## Start

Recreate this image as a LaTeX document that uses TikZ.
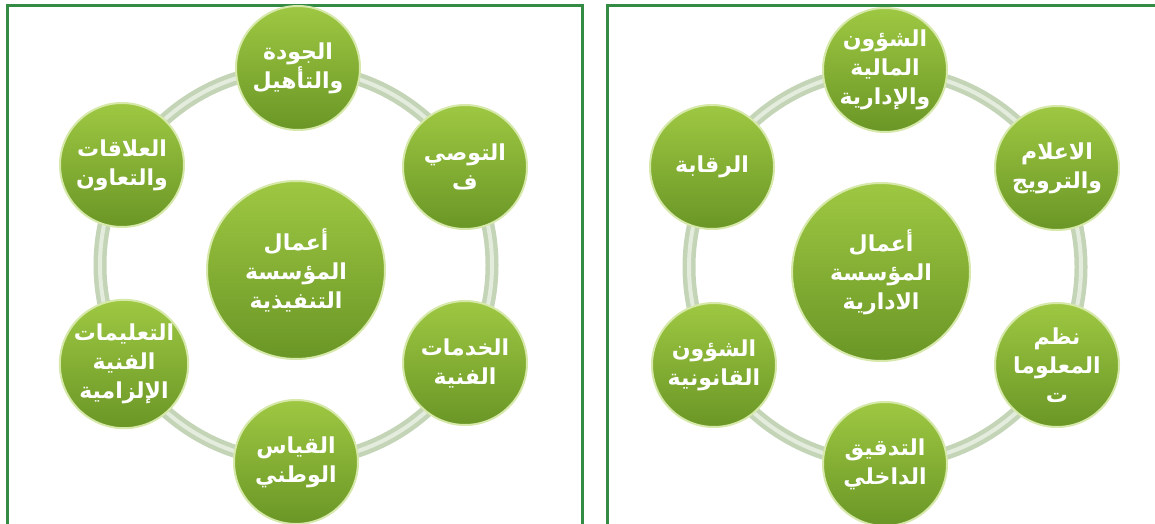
\documentclass[tikz,border=0pt]{standalone}
\usepackage{fontspec}
\newfontfamily\arabicfont[Script=Arabic]{DejaVu Sans}
\TeXXeTstate=1
\usepackage{xcolor}
\definecolor{framegreen}{RGB}{52,140,68}
\definecolor{balltop}{RGB}{158,200,66}
\definecolor{ballbot}{RGB}{106,150,38}
\definecolor{ballrim}{RGB}{214,232,170}
\definecolor{ringgray}{RGB}{196,212,182}
\newcommand{\ar}[1]{\beginR #1\endR}

\tikzset{
  ball/.style={circle, minimum size=62pt, inner sep=0pt, top color=balltop, bottom color=ballbot,
    draw=ballrim, line width=1pt, text=white, align=center,
    font=\arabicfont\bfseries\fontsize{11}{14.5}\selectfont},
  bigball/.style={ball, minimum size=89pt},
  ring/.style={ringgray, line width=6.5pt},
  ringshine/.style={white!55!ringgray, line width=2pt},
  panel/.style={framegreen, line width=1.5pt}
}

\begin{document}
\begin{tikzpicture}[x=0.5pt,y=-0.5pt]
    \useasboundingbox (0,0) rectangle (1155,524);
    \clip (0,0) rectangle (1155,524);
    \draw[panel] (7,540) -- (7,6) -- (582,6) -- (582,540);
    \draw[panel] (607,540) -- (607,6) -- (1170,6);

    % left cycle
    \draw[ring] (296,265) circle[radius=98pt];
    \draw[ringshine] (296,265) circle[radius=98pt];
    \node[bigball] (lcenter) at (296,270) {\ar{أعمال}\\\ar{المؤسسة}\\\ar{التنفيذية}};
    \node[ball] (ltop) at (298,68) {\ar{الجودة}\\\ar{والتأهيل}};
    \node[ball] (lur) at (465,167) {\ar{التوصي}\\\ar{ف}};
    \node[ball] (llr) at (465,363) {\ar{الخدمات}\\\ar{الفنية}};
    \node[ball] (lbot) at (296,462) {\ar{القياس}\\\ar{الوطني}};
    \node[ball] (lll) at (124,364) {\ar{التعليمات}\\\ar{الفنية}\\\ar{الإلزامية}};
    \node[ball] (lul) at (122,165) {\ar{العلاقات}\\\ar{والتعاون}};

    % right cycle
    \draw[ring] (885,267) circle[radius=98pt];
    \draw[ringshine] (885,267) circle[radius=98pt];
    \node[bigball] (rcenter) at (881,272) {\ar{أعمال}\\\ar{المؤسسة}\\\ar{الادارية}};
    \node[ball] (rtop) at (885,70) {\ar{الشؤون}\\\ar{المالية}\\\ar{والإدارية}};
    \node[ball] (rur) at (1057,168) {\ar{الاعلام}\\\ar{والترويج}};
    \node[ball] (rlr) at (1057,365) {\ar{نظم}\\\ar{المعلوما}\\\ar{ت}};
    \node[ball] (rbot) at (885,464) {\ar{التدقيق}\\\ar{الداخلي}};
    \node[ball] (rll) at (714,365) {\ar{الشؤون}\\\ar{القانونية}};
    \node[ball] (rul) at (712,167) {\ar{الرقابة}};
\end{tikzpicture}
\end{document}
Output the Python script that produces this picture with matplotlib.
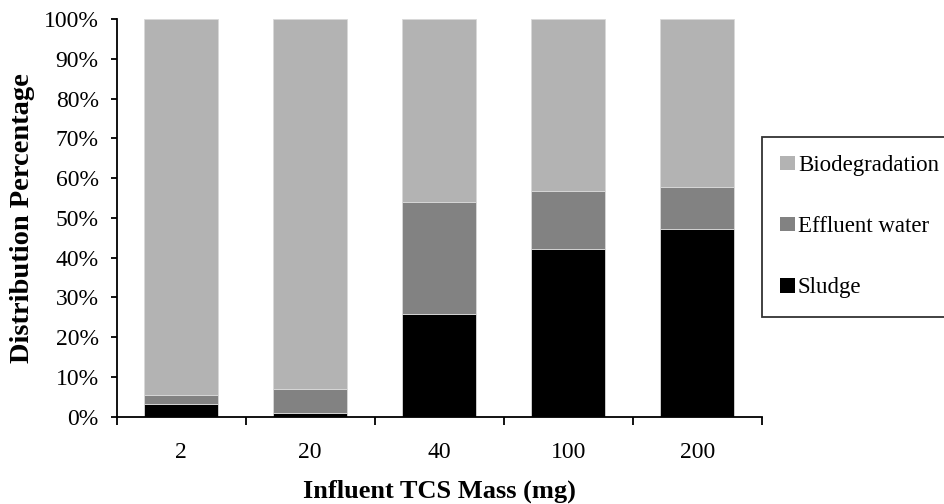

## End

DIRECTIVE
Pictures are to be left out; all else in the entries above is to be quoted exactly.

TASK SOLUTION
Recreate this image as a LaTeX document that uses TikZ.
\documentclass[tikz,border=0pt]{standalone}
\usepackage{fontspec}
\newfontfamily\arabicfont[Script=Arabic]{DejaVu Sans}
\TeXXeTstate=1
\usepackage{xcolor}
\definecolor{framegreen}{RGB}{52,140,68}
\definecolor{balltop}{RGB}{158,200,66}
\definecolor{ballbot}{RGB}{106,150,38}
\definecolor{ballrim}{RGB}{214,232,170}
\definecolor{ringgray}{RGB}{196,212,182}
\newcommand{\ar}[1]{\beginR #1\endR}

\tikzset{
  ball/.style={circle, minimum size=62pt, inner sep=0pt, top color=balltop, bottom color=ballbot,
    draw=ballrim, line width=1pt, text=white, align=center,
    font=\arabicfont\bfseries\fontsize{11}{14.5}\selectfont},
  bigball/.style={ball, minimum size=89pt},
  ring/.style={ringgray, line width=6.5pt},
  ringshine/.style={white!55!ringgray, line width=2pt},
  panel/.style={framegreen, line width=1.5pt}
}

\begin{document}
\begin{tikzpicture}[x=0.5pt,y=-0.5pt]
    \useasboundingbox (0,0) rectangle (1155,524);
    \clip (0,0) rectangle (1155,524);
    \draw[panel] (7,540) -- (7,6) -- (582,6) -- (582,540);
    \draw[panel] (607,540) -- (607,6) -- (1170,6);

    % left cycle
    \draw[ring] (296,265) circle[radius=98pt];
    \draw[ringshine] (296,265) circle[radius=98pt];
    \node[bigball] (lcenter) at (296,270) {\ar{أعمال}\\\ar{المؤسسة}\\\ar{التنفيذية}};
    \node[ball] (ltop) at (298,68) {\ar{الجودة}\\\ar{والتأهيل}};
    \node[ball] (lur) at (465,167) {\ar{التوصي}\\\ar{ف}};
    \node[ball] (llr) at (465,363) {\ar{الخدمات}\\\ar{الفنية}};
    \node[ball] (lbot) at (296,462) {\ar{القياس}\\\ar{الوطني}};
    \node[ball] (lll) at (124,364) {\ar{التعليمات}\\\ar{الفنية}\\\ar{الإلزامية}};
    \node[ball] (lul) at (122,165) {\ar{العلاقات}\\\ar{والتعاون}};

    % right cycle
    \draw[ring] (885,267) circle[radius=98pt];
    \draw[ringshine] (885,267) circle[radius=98pt];
    \node[bigball] (rcenter) at (881,272) {\ar{أعمال}\\\ar{المؤسسة}\\\ar{الادارية}};
    \node[ball] (rtop) at (885,70) {\ar{الشؤون}\\\ar{المالية}\\\ar{والإدارية}};
    \node[ball] (rur) at (1057,168) {\ar{الاعلام}\\\ar{والترويج}};
    \node[ball] (rlr) at (1057,365) {\ar{نظم}\\\ar{المعلوما}\\\ar{ت}};
    \node[ball] (rbot) at (885,464) {\ar{التدقيق}\\\ar{الداخلي}};
    \node[ball] (rll) at (714,365) {\ar{الشؤون}\\\ar{القانونية}};
    \node[ball] (rul) at (712,167) {\ar{الرقابة}};
\end{tikzpicture}
\end{document}
Output the Python script that produces this picture with matplotlib.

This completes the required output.